Every summer, Swiss Days sweeps in like a polka beat. The streets fill with music from accordions and alphorns, their deep, woody notes felt in the chest. Families sell apple butter in mason jars, kids race wooden cows on wheels, and everyone over 60 seems to know a version of the same story about the time it snowed in July back in ’58. The festival isn’t nostalgia; it’s renewal, a reminder that joy can be planned for, cultivated, handed down like a recipe. You watch toddlers learn the chicken dance and realize tradition isn’t a cage, it’s a relay.
Beyond the town limits, the land stretches flat and fertile, fields of soy and corn in rows so straight they soothe some primal part of the brain. Menonite buggies clop down back roads, their drivers lifting a finger off the reins to greet passersby. The Wabash River glints at the horizon, slow and brown, indifferent to the human itch for metaphor. At sunset, the sky goes wide and Technicolor, a spectacle that turns even the most pragmatic farmers into poets.
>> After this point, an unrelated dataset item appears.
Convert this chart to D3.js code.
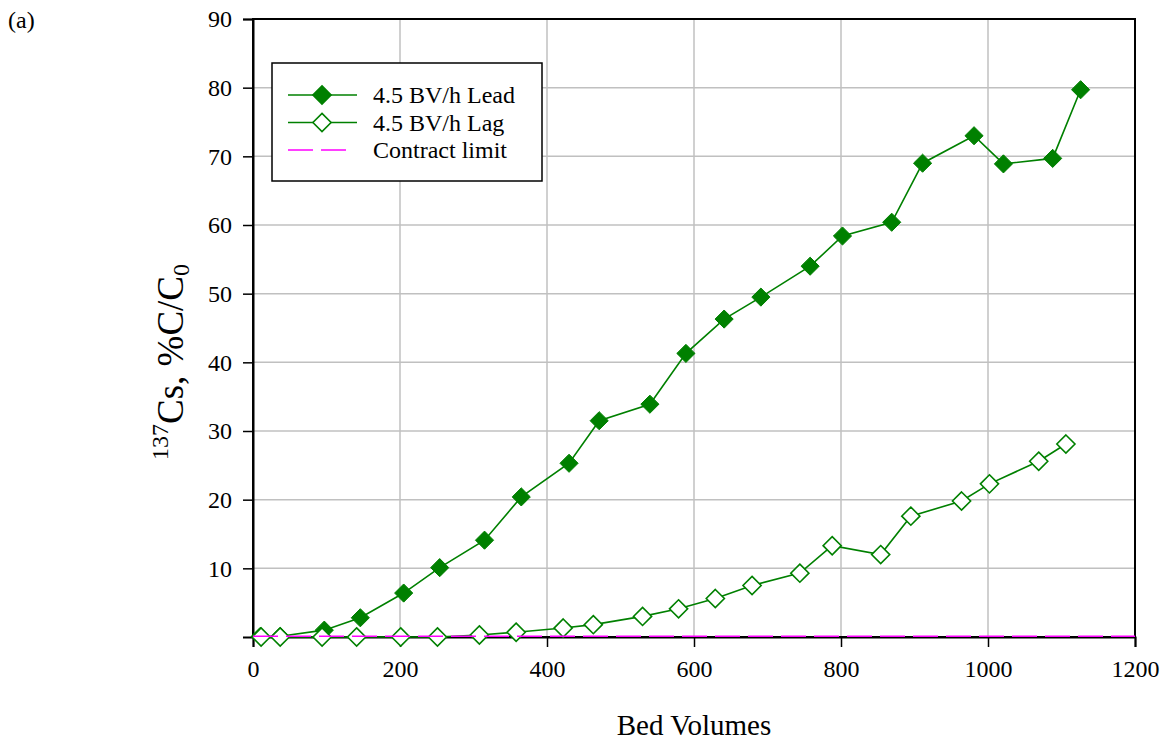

They’ll pause, lean on a fence, and say something like, “Looks like the world’s on fire,” and mean it as a compliment.
There’s a question that haunts modern life: How much can you subtract before something loses its essence? Berne, in its unflashy resilience, suggests an answer. The town has pared away hurry, pretense, the neurotic need for more, and what’s left is a stubborn, radiant enough. Front lawns bloom with peonies. The library’s summer reading board fills with stickers. The coffee shop regulars know your order by Week Two. It’s a place that understands abundance as a verb, something you build by hand, together, one day, one block, one strudel at a time.